If you work a lot across multiple machine and like your notebook to be recognized everywhere, we will provide more technical details later on where the key(s) are stored by default.

Public/Private Keys

I am personnaly really happy about the signature mechanisme we are putting in place. It might add noise to versionnig system (but you can always have a hook that clean it). I believe it could be tightly coupled to authorship of total or part of a notebook.

We did quite some discussion on the current mechanisme, almost come to blows, and add several iterations before comming to that. We suppose security is not perfect and we love people to review that.

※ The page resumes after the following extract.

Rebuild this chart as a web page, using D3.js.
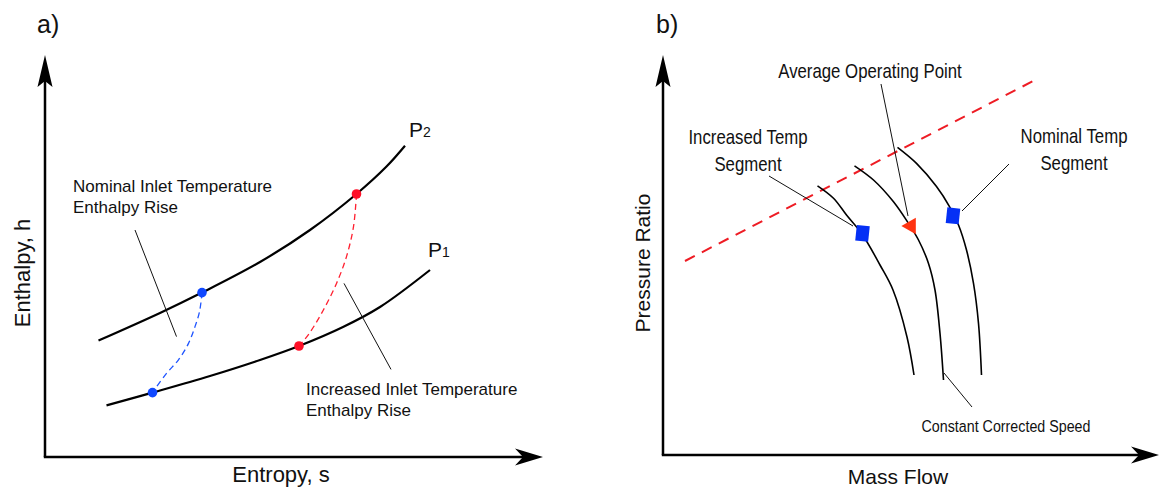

Personally I will try to hook that into Public/Private key pairs to be able to have a ring of trust of notebook.

I hope also that at some point it might help in versionnig to know when a notebook has merges (once the merge tool is written) and might not reflect what a full re-execusion would do.

This does not prevent you from considering that every notebook you load could be dangerous, and probably do more damages than you think.

IPython 1.2

We will have a 1.2 release.

IPython 2.x

We will (probably) try to release 2.x release regularly (every month). Bug and doc fixes only.

IPython 3.0

Not everything planned for 2.0 was done, some many things have been just pushed to next release, we new about it but it is always hard to see the number of things that have to be done.

As for myself, I wasn't assigned to any issues, indead I'll have to start writing my dissertation but I'm thrilled to see what is comming. We have not made a detailed plan yet but here is what we are thinking about:

  • Static Widgets

    • runs through all combinations of widgets and sends results to the notebook.
    • Where do we store all te data without making 2Gb notebooks ?
    • Make it compatible with nbviewer ?
  • Full, integrated support for non-Python kernels

    • Launch IPython Once, and ability to select "Open this notebook with (IJulia|IRuby|IHaskell|...) etc.
    • Simpler way for kernels to provide "Configurability" for IPython.
  • Diff/merge of notebooks

    • Greg Wilson have student workign on that
    • We will try also
  • UI to browse filesytem/edit non-ipynb text-files

  • Push nbviewer forward
  • Starting Multiuser-support
    • learn node.js

Rackspace

Nbviewer have moved to rackspace a few weeks ago, and we continuing to move things over there. Thanks to Kyle Kelley and Jessy Noller, we know have ability to deploy nbviewer on Rackspace servers usig salt-stack (with a small discount for open source project). Movign DNS controle over to Rackspace will allow us to semi-automatically deploy PRs to test and have clean load balancing when doing a deploy not for the service to drop user when a new version go into production.

We (and this mean Kyle) are working hard to document this completly from A to Z and make as much as possible public so that you could replicate it locally. Right now we still have some things private because of Auth keys.

After That...

4.0... And we do not know, Sloan Grant funding end on 31 Dec 2014. So if you or your entreprise have used of IPython consider helping and feel free to write to us.

Bye from thousand of feet above Atlanic Ocean, it's 5:30 am were I'm heading to, and 8:30pm where I come from. Next IPython Meeting will be in roughly 6 month, mark the date and come say hello. Otherwise search us at PyCon, SciPy, EuroSciPy (..etc) we have Stickers and Flyers!

As usual my english is not perfect, so PR are welcommed, More details topic later.